Face Detection, Pose Estimation and Landmark Localization in the Wild

Last updated on 02/10/2013

We present a unified model for face detection, pose estimation, and landmark estimation in real-world, cluttered images. Our model is based on a mixtures of trees with a shared pool of parts; we model every facial landmark as a part and use global mixtures to capture topological changes due to viewpoint. We show that tree-structured models are surprisingly effective at capturing global elastic deformation, while being easy to optimize unlike dense graph structures. We present extensive results on standard face benchmarks, as well as a new "in the wild" annotated dataset, that suggests our system advances the state-of-the-art, sometimes considerably, for all three tasks. Though our model is modestly trained with hundreds of faces, it compares favorably to commercial systems trained with billions of examples (such as Google Picasa and face.com).

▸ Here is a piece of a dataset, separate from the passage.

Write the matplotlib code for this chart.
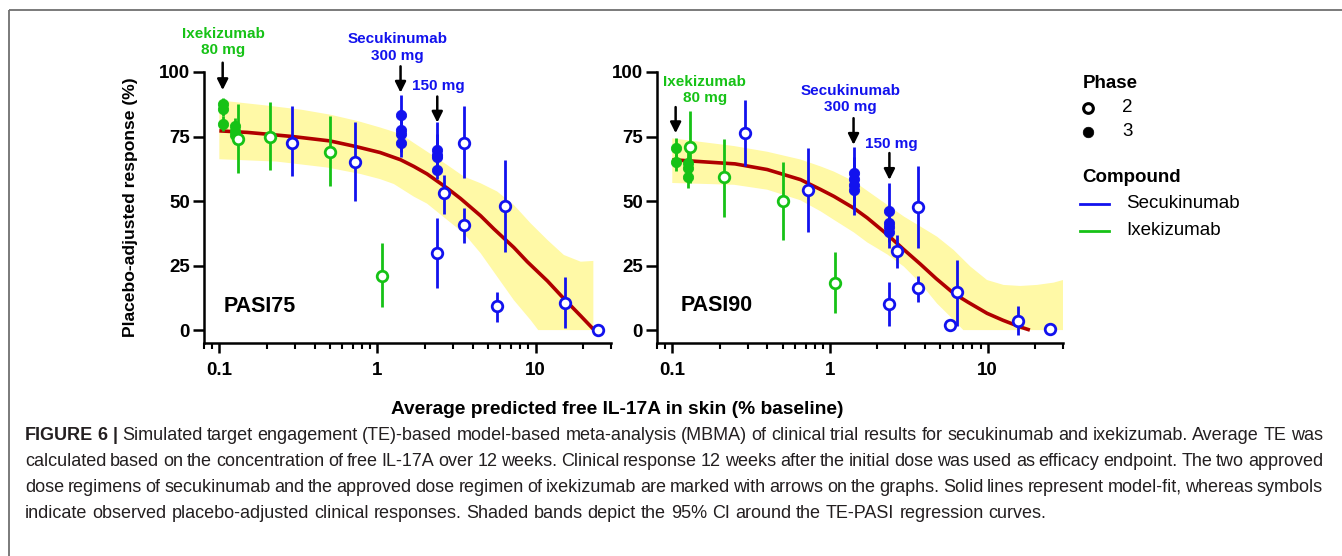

X. Zhu, D. Ramanan. "Face detection, pose estimation and landmark localization in the wild" Computer Vision and Pattern Recognition (CVPR) Providence, Rhode Island, June 2012.
[pdf]
[slides (Keynote file,36M)]
[slides (PPT file, converted from keynote, animation may not work correctly,17M)]

Updates

[NEW] The AFW testdata.
[NEW] Our own landmark annotations of 400 side-view faces.
Fixed a small bug in the basic version code when visualize the output of the independent model. (07/11/2012)
Posted the two models in our CVPR2012 paper. You can use them to reproduce the results in the paper. The independent model is the best-performing one for landmark localization. (07/03/2012)
Added Windows compatible mex files(.cc). (07/01/2012)

Movies

The following movies are DIVX encoded.

Downloads

Filename	Description	Size
README	Description of contents.	2.3 KB
face-release1.0-basic.zip	Basic code (matlab) for face detection, pose and landmark estimation with pre-trained models.	8.3 MB
face-release1.0-full.zip	Full code (matlab) for training and testing. You need MultiPIE dataset to run it.	59 MB
MultiPIE_annotations.zip	Landmark annotations of multipie faces.	11 M
mex-windows-compatible.zip	Windows compatible mex files(.cc).	11 KB
models_CVPR2012.zip	The fully shared and independent model we used to produce the curves in our CVPR2012 paper.	6.8 MB
AFW.zip	The Annotated Faces in the Wild (AFW) testset.	47 MB

FAQs

Can you release the images and annotations of MultiPIE you used in the paper?
- Unfortunately, we can't. We don't own the copyright of the data, and are not authorized to release them. You can purchase MultiPIE from here. The curator's contact information is also available on their website, if you have any questions regarding the data.
Your detector could not find faces on my image. Why?
- The most common reason is that the faces in your image are smaller than what the released models can handle. We put three pre-learned models online. One of them (face_p146_small.mat) works for faces larger than 80x80 pixels (eyebrows to chin, ear to ear); the other two work best on faces larger than 150x150. This is simply because they were trained on large faces where all landmarks are clearly visible.
If landmark is not your main concern, and you are really interested in detecting small faces, we recommend training your own model on smaller faces (you may need to use fewer parts accordingly). AFLW could be a nice dataset to use for doing that.
I saw too many false detections (or missed detections), what can I do?
- You could try tuning the threshold saved in model.thresh. You may want to use a higher threshold if you see too many false detections, and a lower threshold if you miss a lot of faces.